Don’t neglect your spiritual reading. Reading has made many saints.”
St. Josemaría Escrivá
St. Augustine of Hippo (354-430 A.D.) wrote an enormous amount and left a permanent mark on both philosophy and theology. His Confessions, as dazzling in style as they are deep in content, are a landmark of world literature. The Second Readings in the Office of Readings contain extracts from many of his sermons and commentaries and also from the Confessions. Credit: Universalis
He is the Lord our God, and we are the people of his pasture
From a sermon of St Augustine, bishop
The words we have sung contain our declaration that we are God’s flock: For he is the Lord our God who made us. He is our God, and we are the people of his pasture and the sheep of his hands. Human shepherds did not make the sheep they own; they did not create the sheep they pasture. Our Lord God, however, because he is God and Creator, made for himself the sheep which he has and pastures. No one else created the sheep he pastures, nor does anyone else pasture the sheep he created.

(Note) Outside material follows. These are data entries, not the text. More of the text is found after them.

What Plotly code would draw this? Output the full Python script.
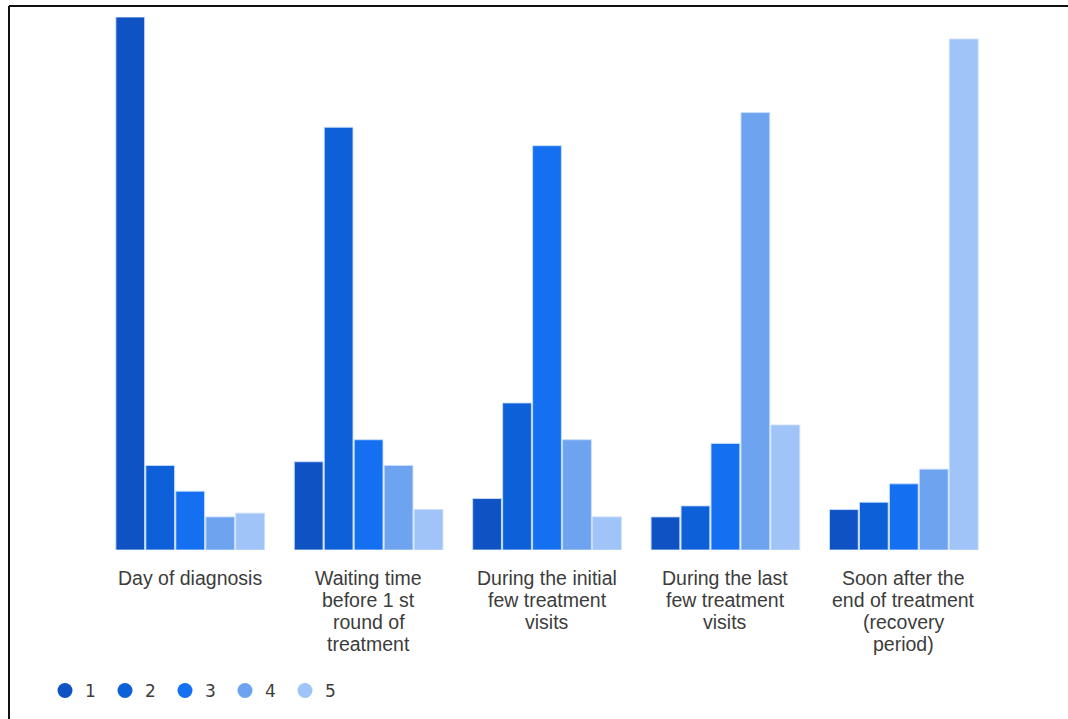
import plotly.graph_objects as go

categories = [
    "Day of diagnosis",
    "Waiting time<br>before 1 st<br>round of<br>treatment",
    "During the initial<br>few treatment<br>visits",
    "During the last<br>few treatment<br>visits",
    "Soon after the<br>end of treatment<br>(recovery<br>period)",
]
series_names = ["1", "2", "3", "4", "5"]
values_1 = [145, 24, 14, 9, 11]
values_2 = [23, 115, 40, 12, 13]
values_3 = [16, 30, 110, 29, 18]
values_4 = [9, 23, 30, 119, 22]
values_5 = [10, 11, 9, 34, 139]
series_values = [values_1, values_2, values_3, values_4, values_5]
colors = ["#0f52c4", "#0d60d8", "#1470f0", "#6ea3f0", "#a0c3f8"]

fig = go.Figure()
for name, vals, col in zip(series_names, series_values, colors):
    fig.add_trace(go.Bar(
        x=categories, y=vals, name=name, showlegend=False,
        marker=dict(color=col, line=dict(color="rgba(200,222,252,0.9)", width=1)),
    ))
for name, col in zip(series_names, colors):
    fig.add_trace(go.Scatter(
        x=[None], y=[None], mode="markers", name=name,
        marker=dict(color=col, size=15, symbol="circle"),
    ))

W, H = 1068, 719
L, R, T, B = 101, 75, 17, 169
pw, ph = W - L - R, H - T - B

def px_x(x):
    return (x - L) / pw

def px_y(y):
    return (H - B - y) / ph

# category labels drawn line by line for tight line spacing
annotations = []
for cat in categories:
    for i, line in enumerate(cat.split("<br>")):
        annotations.append(dict(
            x=cat, xref="x", y=px_y(578 + 22 * i), yref="paper",
            text=line, showarrow=False, xanchor="center", yanchor="middle",
            font=dict(family="Liberation Sans, Arial, sans-serif", size=19.5, color="#3c3c3c"),
        ))

fig.update_layout(
    width=W, height=H,
    margin=dict(l=L, r=R, t=T, b=B, autoexpand=False),
    paper_bgcolor="white", plot_bgcolor="white",
    barmode="group", bargap=0.16, bargroupgap=0.04,
    font=dict(family="Liberation Sans, Arial, sans-serif", size=16, color="#444444"),
    xaxis=dict(showgrid=False, zeroline=False, showline=False, ticks="",
               showticklabels=False),
    yaxis=dict(range=[0, 145], visible=False, showgrid=False, zeroline=False),
    showlegend=True,
    legend=dict(orientation="h", x=px_x(45), xanchor="left", y=px_y(691), yanchor="middle",
                font=dict(family="DejaVu Sans, sans-serif", size=17, color="#3c3c3c"),
                entrywidth=15, entrywidthmode="pixels", itemsizing="trace"),
    annotations=annotations,
    shapes=[
        dict(type="line", xref="paper", yref="paper", x0=px_x(9), x1=px_x(1090), y0=px_y(6), y1=px_y(6),
             line=dict(color="#111111", width=2)),
        dict(type="line", xref="paper", yref="paper", x0=px_x(9), x1=px_x(9), y0=px_y(6), y1=px_y(740),
             line=dict(color="#111111", width=2)),
    ],
)
fig.write_html("out.html", config={"displayModeBar": False},
               post_script="document.body.style.margin='0';document.body.style.overflow='hidden';")
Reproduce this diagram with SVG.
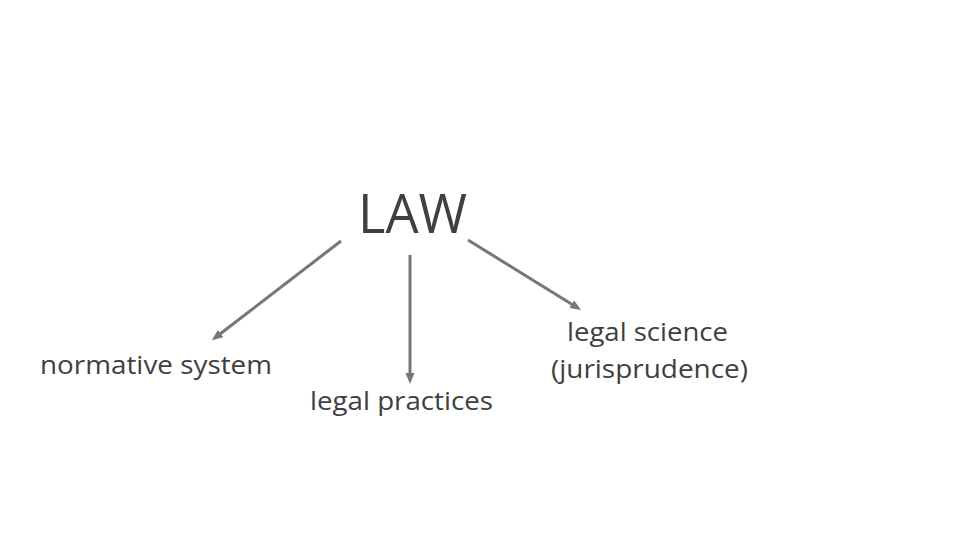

In this song we have declared that we are his flock, the people of his pasture, and the sheep of his hands. Let us listen therefore to the words he addresses to us as his sheep. Earlier he addressed the shepherds, but now he speaks to the sheep. We listened to those earlier words of his and we – the shepherds – trembled, but you listened without a qualm.
What is to happen when we hear these words today? Are we in turn to be without a qualm while you tremble? By no means! We are shepherds, and the shepherd listens and trembles not only at what is said to the shepherds but also at what is said to the sheep. If he does listen without a qualm to what is said to his sheep, he is not concerned for them. And further, on that occasion we asked you in your charity to remember two points about us: first, that we are Christians, and second, that we are placed in charge. Because we are placed in charge, we are ranked among the shepherds, if we are good; but because we are Christians, we too are members of the flock with you. Therefore, whether the Lord is addressing the shepherds or the sheep, we must listen to all his words and tremble; our hearts must always remain concerned.
And so, my brothers, let us listen to the words with which the Lord upbraids the wicked sheep and to the promises he makes to his own flock. You are my sheep, he says. Even in the midst of this life of tears and tribulations, what happiness, what great joy it is to realise that we are God’s flock! To him were spoken the words: You are the shepherd of Israel. Of him it was said: The guardian of Israel will not slumber, nor will he sleep. He keeps watch over us when we are awake; he keeps watch over us when we sleep. A flock belonging to a man feels secure in the care of its human shepherd; how much safer should we feel when our shepherd is God. Not only does he lead us to pasture, but he even created us.
You are my sheep, says the Lord God. See, I judge between one sheep and another, and between rams and goats. What are goats doing here in the flock of God? In the same pastures, at the same springs, goats – though destined for the left – mingle with those on the right. They are tolerated now, but will be separated later. In this way the patience of the flock develops and becomes like God’s own patience. For it is he who will do the separating, placing some on the left and others on the right.
Credit: Divine Office: Office of Readings; Monday of the 13th Week in Ordinary Time. Information herein posted under the "rules of fair use" to foster education and discussion in accordance with Section 107 of the Copyright Act 1976.
If you believe what you like in the gospel, and reject what you don’t like, it is not the gospel you believe, but yourself.”
Saint Augustine of Hippo
To fall in love with God is the greatest romance; to seek Him the greatest adventure; to find Him, the greatest human achievement.”
Saint Augustine of Hippo
“From ancient times the Church has had the custom of celebrating each day the liturgy of the hours. In this way the Church fulfills the Lord’s precept to pray without ceasing, at once offering its praise to God the Father and interceding for the salvation of the world.” — Office of the Sacred Congregation for Divine Worship. The Liturgy of the Hours is the prayer of the whole People of God. In it, Christ himself “continues his priestly work through his Church.” His members participate according to their own place in the Church and the circumstances of their lives. The laity, too, are encouraged to recite the divine office either with the priests, among themselves, or individually. The celebration of the Liturgy of the Hours demands not only harmonizing the voice with the praying heart, but also a deeper “understanding of the liturgy and of the Bible, especially of the Psalms.” The hymns and litanies of the Liturgy of the Hours integrate the prayer of the psalms into the age of the Church, expressing the symbolism of the time of day, the liturgical season, or the feast being celebrated. Credit: https://divineoffice.org/liturgy-of-the-hours/
Half an hour’s meditation each day is essential, except when you are busy. Then a full hour is needed.”
Saint Francis de Sales
Rejoice always. Pray without ceasing. In all circumstances give thanks, for this is the will of God for you in Christ Jesus.”
1 Thessalonians 5:16-18
Holy Spirit, Light and Life of my Soul, enliven my prayer life.
Be not afraid! And may the peace of Christ be with you and your loved ones today and always. Holy Family, pray for us. Amen.